ChEM-H researchers uncover role of membrane sugars in flu infection

ChEM-H graduate students reveal how the forest of sugars on a cell’s surface could help in the defense against flu infection.

BY REBECCA MCCLELLAN

The flu virus relies on using human cells to reproduce and spread. But before it even gets to the cell surface, the virus must navigate the tall, dense forest of sugar-coated proteins on the cell surface known as the glycocalyx. New research from Stanford reveals how a class of particularly bushy proteins in this forest, called mucins, could hinder the flu’s progression.

In the study, published in the Proceedings of the National Academy of Sciences on May 26, chemistry graduate students and co-lead authors Bette Webster and Corleone Delaveris made synthetic versions of wild mucins and anchored them to lab-made membranes. They found that increasing the density of mucins on the surface inhibited two major steps of influenza A infection. These findings help explain the cell’s natural response to infection and provide a foundation to better understand and treat the flu and other respiratory viruses.

“This fundamental research gives us and other scientists a leg-up in being able to develop treatments for the flu and other viruses,” said Webster. “How do you treat a virus if you don’t know how it’s infecting a cell? And how do you improve an existing therapy if you don’t know why it’s working?”
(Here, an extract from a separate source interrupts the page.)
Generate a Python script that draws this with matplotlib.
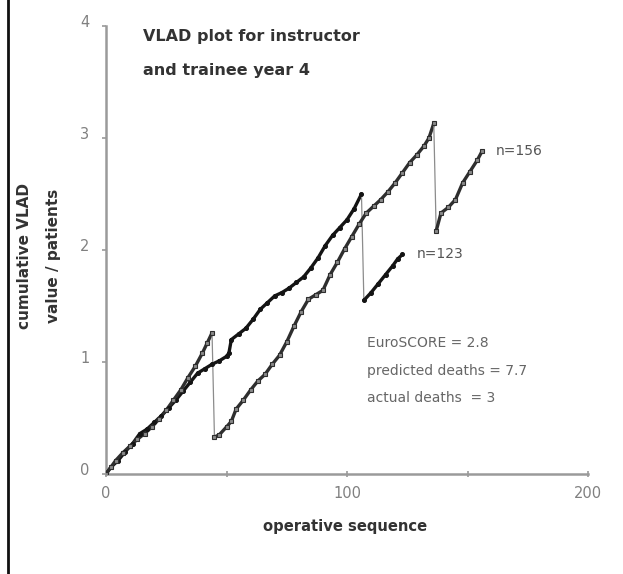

Webster, a student in the lab of chemistry professor Steven Boxer, and Delaveris, a student in the lab of Baker Family Co-Director of Stanford ChEM-H Carolyn Bertozzi, began collaborating after a conversation over breakfast at the 2017 Chemistry-Biology Interface Retreat. The pair recognized their shared interest in how mucins on cell membranes affect viral infection.

Mucins drew their interest for two big reasons. First, when cells are infected with viruses, they often begin making a lot more mucins. Though the genes involved in the process have mostly been identified, why cells do this is unknown. Second, mucins often contain a specific sugar, called sialic acid, that could tether the virus to a cell and help position it to bind to receptors on the cell surface.

Once a virus is successfully bound, the cell membrane folds back on itself to swallow the virus, along with the mucins and other cell surface sugars in the vicinity, to make a small bubble inside the cell, called an endosome. In the next vital step for viral infection, the virus fuses with the shell of this endosome to release its genetic material into the cell.

The researchers wanted to deconvolute the ways that the length of mucins, their density on the surface, and the amount of sialic acid could each help or inhibit membrane binding and fusion. Wild mucins are structurally varied in how long they are and what sugars decorate their branches, so the team made a series of short and long mucins that either contained or lacked sialic acid. They then planted them sparsely or densely on their membrane mimics and introduced the flu virus to watch binding and fusion separately.

They found that a dense coat of mucins hindered binding and slowed down fusion. While the exact density needed to cause these changes varied based on the length of individual mucins, they observed these virus-impeding shifts in both short and long mucins.

Further experiments showed that when there is ample space between them, mucins of various lengths can relax on themselves and settle atop the cell surface resulting in a thin mucin coat. When the mucins are planted close together, however, they extend straighter from the surface and create a thicker barrier that the incoming virus must navigate. Combined with previous research, this finding supports a theory that cells make more mucins in response to infection to make a thicker barrier that impedes the flu virus during binding and fusion.

“What’s amazing is that we’ve found evidence for how a cell protects itself from infection,” said Delaveris. “Protection mechanisms, like bulking up the glycocalyx in this case, can instruct therapeutic design in the future.”

The researchers hope that their method and findings will help in tackling other viruses that infect individuals through places like the lungs and respiratory tracts, which have mucin-rich mucous coatings. “There is increasing interest in the mechanisms by which respiratory viruses make their first point of contact with their hosts,” said Bertozzi. “What we learned from these studies of flu virus may have relevance to other viruses that must navigate a mucus layer while engaging cell surface ligands, including SARS-CoV-2”

 

Webster is a Chemistry-Biology Interface trainee and a fellow through the Center for Molecular Analysis and Design. Delaveris was supported through a Stanford Interdisciplinary Graduate Fellowship affiliated with ChEM-H. Boxer is the Camille Dreyfus Professor of Chemistry in the School of Humanities and Sciences and a member of Stanford ChEM-H, Stanford Bio-X and the Wu Tsai Neurosciences Institute. Bertozzi is the Anne T. and Robert M. Bass Professor in the School of Humanities and Sciences; a member of Stanford Bio-X, the Wu Tsai Neurosciences Institute, the Stanford Cancer Institute and the Maternal & Child Health Research Institute (MCHRI); and an Investigator at the Howard Hughes Medical Institute. Other Stanford co-authors include Steven Banik.